The Godolphin jockey arrangements are always the subject of intense scrutiny, especially since Frankie Dettori left the organisation in October after 18 years of service. At the time, it was stated that he would ride freelance for the operation, but after testing positive for a prohibited substance in France later in the year, things changed.
This week, the Italian jockey's name has rarely been mentioned at Meydan.
Crisford did leave open the possibility that Dettori could once again wear the royal-blue Godolphin silks on occasion in the future.
"We have got two new young jockeys in Mickael and Silvestre, and we are very happy with them," he says. "They are young, keen and hungry, and they will be our first port of call. There will be spare, outside rides, but Frankie has moved on and we have moved on.
"It's the start of a new chapter. I'm not saying never, but we will cross those bridges when we come to them."
De Sousa rode more often for Mark Johnston in Britain last season than he did for Bin Suroor and Al Zarooni combined.

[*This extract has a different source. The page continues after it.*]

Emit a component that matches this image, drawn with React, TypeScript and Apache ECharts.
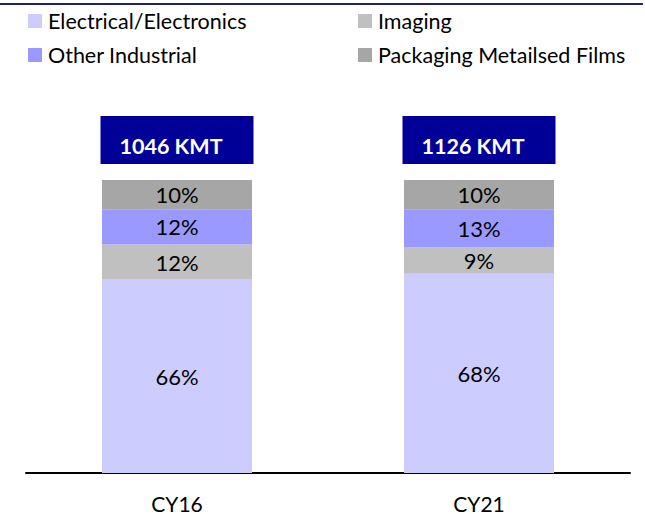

This UAE season, however, De Sousa is well clear of Barzalona in the UAE jockeys' standings but is too humble to credit his own input into the stable's rich vein of form.
"He has had the horses in good form all season," the rider said of Bin Suroor. "He is not doing anything differently from what I can see but he just has had better horses and were are working better as a team.
"He is the same person whatever is going on, if he is under pressure or not. He's a pretty smooth guy."